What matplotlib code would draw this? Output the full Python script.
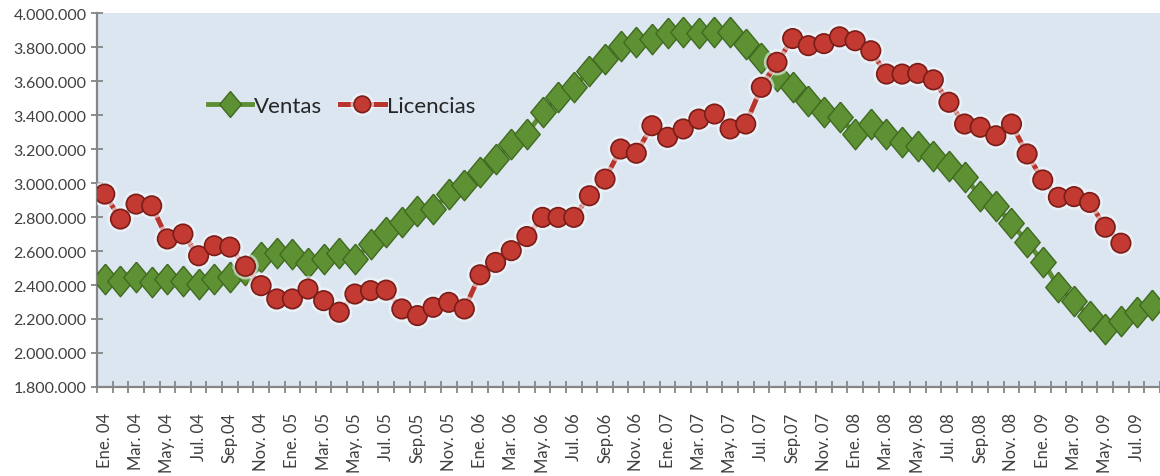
import matplotlib
matplotlib.use("Agg")
import matplotlib.pyplot as plt
import matplotlib.patheffects as pe

# =====================================================
# DATA (monthly, Ene. 04 - Ago. 09)
# =====================================================

ventas = [
    2435000, 2425000, 2445000, 2416000, 2435000, 2425000, 2406000, 2435000,
    2445000, 2490000, 2563000, 2590000, 2580000, 2530000, 2553000, 2587000,
    2553000, 2641000, 2710000, 2769000, 2837000, 2847000, 2935000, 2990000,
    3063000, 3141000, 3229000, 3288000, 3416000, 3504000, 3563000, 3661000,
    3729000, 3808000, 3827000, 3850000, 3880000, 3886000, 3880000, 3886000,
    3890000, 3818000, 3735000, 3630000, 3563000, 3480000, 3416000, 3386000,
    3288000, 3347000, 3288000, 3239000, 3220000, 3161000, 3102000, 3033000,
    2925000, 2866000, 2765000, 2651000, 2538000, 2390000, 2303000, 2215000,
    2140000, 2190000, 2240000, 2285000,
]

licencias = [
    2935000, 2788000, 2876000, 2866000, 2671000, 2700000, 2572000, 2631000,
    2623000, 2510000, 2396000, 2318000, 2318000, 2376000, 2308000, 2240000,
    2347000, 2367000, 2370000, 2259000, 2220000, 2269000, 2298000, 2259000,
    2460000, 2533000, 2602000, 2685000, 2798000, 2798000, 2798000, 2925000,
    3023000, 3200000, 3175000, 3337000, 3269000, 3318000, 3376000, 3406000,
    3318000, 3347000, 3563000, 3710000, 3850000, 3808000, 3820000, 3860000,
    3837000, 3778000, 3641000, 3641000, 3645000, 3607000, 3475000, 3347000,
    3328000, 3278000, 3347000, 3171000, 3018000, 2916000, 2920000, 2886000,
    2740000, 2646000,
]

# one label every two months
etiquetas = [
    "Ene. 04", "Mar. 04", "May. 04", "Jul. 04", "Sep.04", "Nov. 04",
    "Ene. 05", "Mar. 05", "May. 05", "Jul. 05", "Sep.05", "Nov. 05",
    "Ene. 06", "Mar. 06", "May. 06", "Jul. 06", "Sep.06", "Nov. 06",
    "Ene. 07", "Mar. 07", "May. 07", "Jul. 07", "Sep.07", "Nov. 07",
    "Ene. 08", "Mar. 08", "May. 08", "Jul. 08", "Sep.08", "Nov. 08",
    "Ene. 09", "Mar. 09", "May. 09", "Jul. 09",
]

yticks = [1800000, 2000000, 2200000, 2400000, 2600000, 2800000,
          3000000, 3200000, 3400000, 3600000, 3800000, 4000000]

# =====================================================
# PLOT
# =====================================================

plt.rcParams["font.family"] = ["Lato", "DejaVu Sans"]

fig = plt.figure(figsize=(11.6, 4.77), dpi=100)
ax = fig.add_axes([0.0836, 0.1866, 0.9164, 0.784])
ax.set_facecolor("#dce6f1")

n = len(ventas)
x_v = list(range(n))
x_l = list(range(len(licencias)))

halo = [pe.Stroke(linewidth=5, foreground="#f4f8fc", alpha=0.6), pe.Normal()]

# slightly tall diamond for the sales series
diamond = [(0, 1.2), (1, 0), (0, -1.2), (-1, 0), (0, 1.2)]

ax.plot(
    x_v, ventas,
    color="#5f8f34",
    linewidth=3.5,
    marker=diamond,
    markersize=22,
    markerfacecolor="#5e9134",
    markeredgecolor="#3f6a20",
    markeredgewidth=1.0,
    label="Ventas",
    zorder=3,
)

ax.plot(
    x_l, licencias,
    color="#b8352d",
    linewidth=3.6,
    marker="o",
    markersize=14,
    markerfacecolor="#c23a31",
    markeredgecolor="#7a1d18",
    markeredgewidth=1.2,
    label="Licencias",
    zorder=4,
    path_effects=halo,
)

# axes limits and ticks
ax.set_xlim(-0.5, n - 0.5)
ax.set_ylim(1800000, 4000000)

ax.set_yticks(yticks)
ax.set_yticklabels([f"{v:,}".replace(",", ".") for v in yticks])

ax.set_xticks(range(0, n, 2))
ax.set_xticklabels(etiquetas, rotation=90)
ax.set_xticks([i - 0.5 for i in range(n + 1)], minor=True)

ax.tick_params(axis="y", direction="inout", length=9, width=1.3,
               color="#868686", labelsize=11.5, labelcolor="#404040", pad=3)
ax.tick_params(axis="x", which="major", length=0, labelsize=12,
               labelcolor="#404040", pad=18)
ax.tick_params(axis="x", which="minor", direction="inout", length=8.5,
               width=1.3, color="#868686")

for side in ["top", "right"]:
    ax.spines[side].set_visible(False)
for side in ["left", "bottom"]:
    ax.spines[side].set_color("#868686")
    ax.spines[side].set_linewidth(1.6)

leg = ax.legend(
    loc="center left",
    bbox_to_anchor=(0.104, 0.751),
    ncol=2,
    frameon=False,
    fontsize=16,
    handlelength=2.0,
    handletextpad=0.1,
    columnspacing=0.8,
    borderpad=0,
    borderaxespad=0,
    markerscale=0.85,
)
for t in leg.get_texts():
    t.set_color("#262626")

plt.savefig("out.png", dpi=100, facecolor="white")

┄┄┄┄┄┄┄┄┄┄

Task goal: Your copy of the data should match it exactly, except that pictures are left out.

The answer:
What matplotlib code would draw this? Output the full Python script.
import matplotlib
matplotlib.use("Agg")
import matplotlib.pyplot as plt
import matplotlib.patheffects as pe

# =====================================================
# DATA (monthly, Ene. 04 - Ago. 09)
# =====================================================

ventas = [
    2435000, 2425000, 2445000, 2416000, 2435000, 2425000, 2406000, 2435000,
    2445000, 2490000, 2563000, 2590000, 2580000, 2530000, 2553000, 2587000,
    2553000, 2641000, 2710000, 2769000, 2837000, 2847000, 2935000, 2990000,
    3063000, 3141000, 3229000, 3288000, 3416000, 3504000, 3563000, 3661000,
    3729000, 3808000, 3827000, 3850000, 3880000, 3886000, 3880000, 3886000,
    3890000, 3818000, 3735000, 3630000, 3563000, 3480000, 3416000, 3386000,
    3288000, 3347000, 3288000, 3239000, 3220000, 3161000, 3102000, 3033000,
    2925000, 2866000, 2765000, 2651000, 2538000, 2390000, 2303000, 2215000,
    2140000, 2190000, 2240000, 2285000,
]

licencias = [
    2935000, 2788000, 2876000, 2866000, 2671000, 2700000, 2572000, 2631000,
    2623000, 2510000, 2396000, 2318000, 2318000, 2376000, 2308000, 2240000,
    2347000, 2367000, 2370000, 2259000, 2220000, 2269000, 2298000, 2259000,
    2460000, 2533000, 2602000, 2685000, 2798000, 2798000, 2798000, 2925000,
    3023000, 3200000, 3175000, 3337000, 3269000, 3318000, 3376000, 3406000,
    3318000, 3347000, 3563000, 3710000, 3850000, 3808000, 3820000, 3860000,
    3837000, 3778000, 3641000, 3641000, 3645000, 3607000, 3475000, 3347000,
    3328000, 3278000, 3347000, 3171000, 3018000, 2916000, 2920000, 2886000,
    2740000, 2646000,
]

# one label every two months
etiquetas = [
    "Ene. 04", "Mar. 04", "May. 04", "Jul. 04", "Sep.04", "Nov. 04",
    "Ene. 05", "Mar. 05", "May. 05", "Jul. 05", "Sep.05", "Nov. 05",
    "Ene. 06", "Mar. 06", "May. 06", "Jul. 06", "Sep.06", "Nov. 06",
    "Ene. 07", "Mar. 07", "May. 07", "Jul. 07", "Sep.07", "Nov. 07",
    "Ene. 08", "Mar. 08", "May. 08", "Jul. 08", "Sep.08", "Nov. 08",
    "Ene. 09", "Mar. 09", "May. 09", "Jul. 09",
]

yticks = [1800000, 2000000, 2200000, 2400000, 2600000, 2800000,
          3000000, 3200000, 3400000, 3600000, 3800000, 4000000]

# =====================================================
# PLOT
# =====================================================

plt.rcParams["font.family"] = ["Lato", "DejaVu Sans"]

fig = plt.figure(figsize=(11.6, 4.77), dpi=100)
ax = fig.add_axes([0.0836, 0.1866, 0.9164, 0.784])
ax.set_facecolor("#dce6f1")

n = len(ventas)
x_v = list(range(n))
x_l = list(range(len(licencias)))

halo = [pe.Stroke(linewidth=5, foreground="#f4f8fc", alpha=0.6), pe.Normal()]

# slightly tall diamond for the sales series
diamond = [(0, 1.2), (1, 0), (0, -1.2), (-1, 0), (0, 1.2)]

ax.plot(
    x_v, ventas,
    color="#5f8f34",
    linewidth=3.5,
    marker=diamond,
    markersize=22,
    markerfacecolor="#5e9134",
    markeredgecolor="#3f6a20",
    markeredgewidth=1.0,
    label="Ventas",
    zorder=3,
)

ax.plot(
    x_l, licencias,
    color="#b8352d",
    linewidth=3.6,
    marker="o",
    markersize=14,
    markerfacecolor="#c23a31",
    markeredgecolor="#7a1d18",
    markeredgewidth=1.2,
    label="Licencias",
    zorder=4,
    path_effects=halo,
)

# axes limits and ticks
ax.set_xlim(-0.5, n - 0.5)
ax.set_ylim(1800000, 4000000)

ax.set_yticks(yticks)
ax.set_yticklabels([f"{v:,}".replace(",", ".") for v in yticks])

ax.set_xticks(range(0, n, 2))
ax.set_xticklabels(etiquetas, rotation=90)
ax.set_xticks([i - 0.5 for i in range(n + 1)], minor=True)

ax.tick_params(axis="y", direction="inout", length=9, width=1.3,
               color="#868686", labelsize=11.5, labelcolor="#404040", pad=3)
ax.tick_params(axis="x", which="major", length=0, labelsize=12,
               labelcolor="#404040", pad=18)
ax.tick_params(axis="x", which="minor", direction="inout", length=8.5,
               width=1.3, color="#868686")

for side in ["top", "right"]:
    ax.spines[side].set_visible(False)
for side in ["left", "bottom"]:
    ax.spines[side].set_color("#868686")
    ax.spines[side].set_linewidth(1.6)

leg = ax.legend(
    loc="center left",
    bbox_to_anchor=(0.104, 0.751),
    ncol=2,
    frameon=False,
    fontsize=16,
    handlelength=2.0,
    handletextpad=0.1,
    columnspacing=0.8,
    borderpad=0,
    borderaxespad=0,
    markerscale=0.85,
)
for t in leg.get_texts():
    t.set_color("#262626")

plt.savefig("out.png", dpi=100, facecolor="white")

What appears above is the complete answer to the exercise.